Nightwing is on a chase to find his kidnapped girlfriend and Damian Wayne demands to tag along. Tim Seeley is writing one of the best thrillers in superhero comics today, but the serial format is rife for a slow or less than stellar issue. We review!
Nightwing #17 (DC Comics)
So what’s it about? The official summary reads:
The first stop on Nightwing’s international quest brings him to Paris, where he must face off against his own great, great grandfather: the Talon known as William Cobb!
Why does this book matter?
Last issue started this latest story arc and it did so with a lot of moving pieces in a very well paced and balanced way. The character dynamics between Damian and Nightwing are carried over from Morrison’s run when they were Batman and Robin together, which makes for fun call backs to a time when the two of them were very tight.

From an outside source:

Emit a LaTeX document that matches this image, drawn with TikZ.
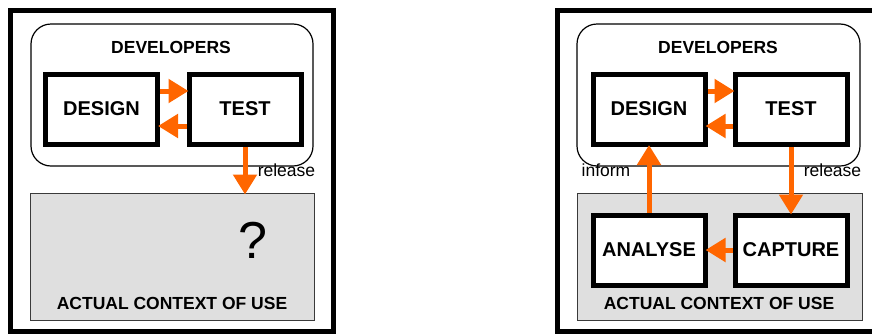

Fine, you have my attention. What’s good about it?
Batman is always close to Dick and Damian’s hearts.
The pace continues to be fast and exciting in this issue opening with Damian and Nightwing stretching their legs a bit and letting the tension between them out in words. Also in fists. Tim Seeley does a good job showing Damian’s childlike but calculating point of view, which allows Nightwing to reason with him. It’s nice to see they may not be a duo anymore, but their relationship hasn’t changed all that much.
The plot thickens in this issue, going in a direction I did not see coming. It’s got that classic hero-fights-himself thing going on, but dialed up to a 11. There’s a compelling and trippy sequence Dick goes through which seems to suggest the plot ties into the Multiversity storyline so be on the lookout for that if you’ve been following DC’s bigger story.
The art by Javier Fernandez has a gritty look and feel that suits the street fights going on in the book. The fighting is exciting, with a splash here and there to kick it up a notch. The villain is particularly freaky looking with a face only a mother could love. That gives the book an almost horror-vibe that suits the cliffhanger. While this issue is basically one long action sequence, Fernandez packs a lot of emotional punch in the facial expressions which helps convey Nightwing’s desperation to find his girl.
Time to motivate.
It can’t be perfect can it?
There’s a bit of a deus ex machina going on in this issue that reduces the enjoyment of the conflict’s resolution. That makes the ending a tad less satisfying. On top of that, there’s some kind of element forcing our heroes to see into the multiverse that’s unexplained and because of that a bit confusing.
Is It Good?
The plot thickens as Nightwing and Robin must take on…themselves! Tim Seeley and Javier Fernandez continue to create one of the more thrilling comics on the stands.